Skip to content

Clone a DataFrame

Description

This is a cheap operation that does not copy data. Assigning does not copy the DataFrame (environment object). This is because environment objects have reference semantics. Calling $clone() creates a new environment, which can be useful when dealing with attributes (see examples).

Usage

<DataFrame>$clone()

Value

A polars DataFrame

Examples

library("polars")

df1 <- as_polars_df(iris)

# Assigning does not copy the DataFrame (environment object), calling
# $clone() creates a new environment.
df2 <- df1
df3 <- df1$clone()
rlang::env_label(df1)
#> [1] "0x56109c214318"
rlang::env_label(df2)
#> [1] "0x56109c214318"
rlang::env_label(df3)
#> [1] "0x56109c6b7170"
# Cloning can be useful to add attributes to data used in a function without
# adding those attributes to the original object.

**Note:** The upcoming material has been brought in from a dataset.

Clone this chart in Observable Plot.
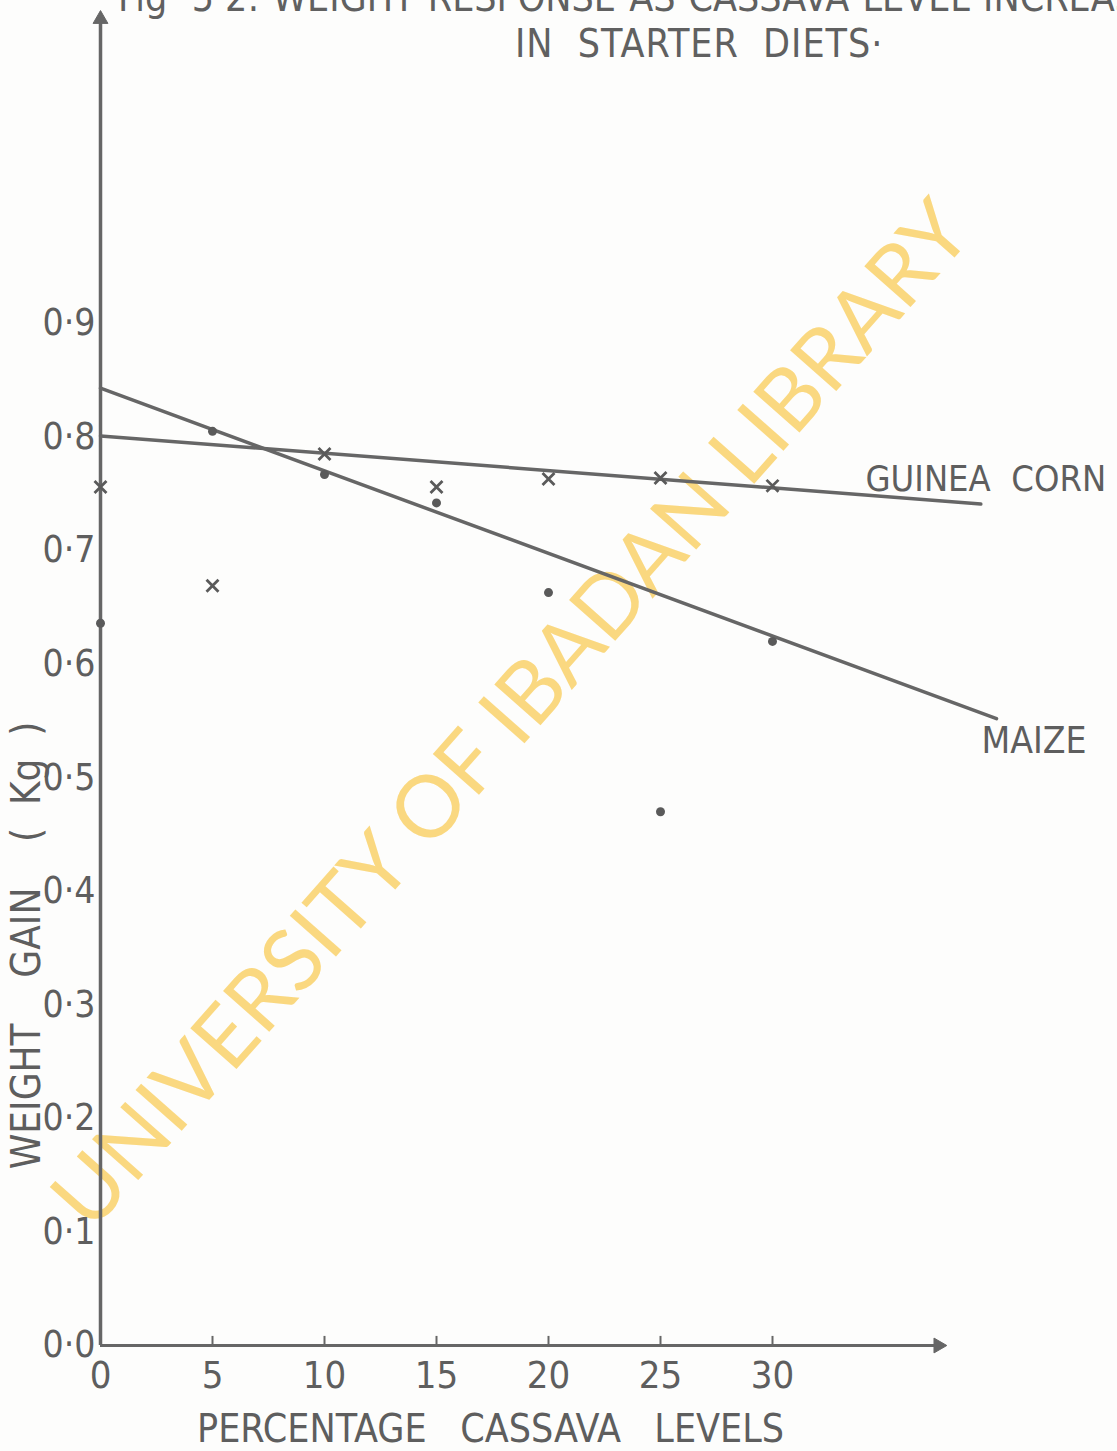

# Make a function to take a DataFrame, add an attribute, and return a
# DataFrame:
give_attr <- function(data) {
  attr(data, "created_on") <- "2024-01-29"
  data
}
df2 <- give_attr(df1)

# Problem: the original DataFrame also gets the attribute while it shouldn't
attributes(df1)
#> $class
#> [1] "polars_data_frame" "polars_object"    
#> 
#> $created_on
#> [1] "2024-01-29"
# Use $clone() inside the function to avoid that
give_attr <- function(data) {
  data <- data$clone()
  attr(data, "created_on") <- "2024-01-29"
  data
}
df1 <- as_polars_df(iris)
df2 <- give_attr(df1)

# now, the original DataFrame doesn't get this attribute
attributes(df1)
#> $class
#> [1] "polars_data_frame" "polars_object"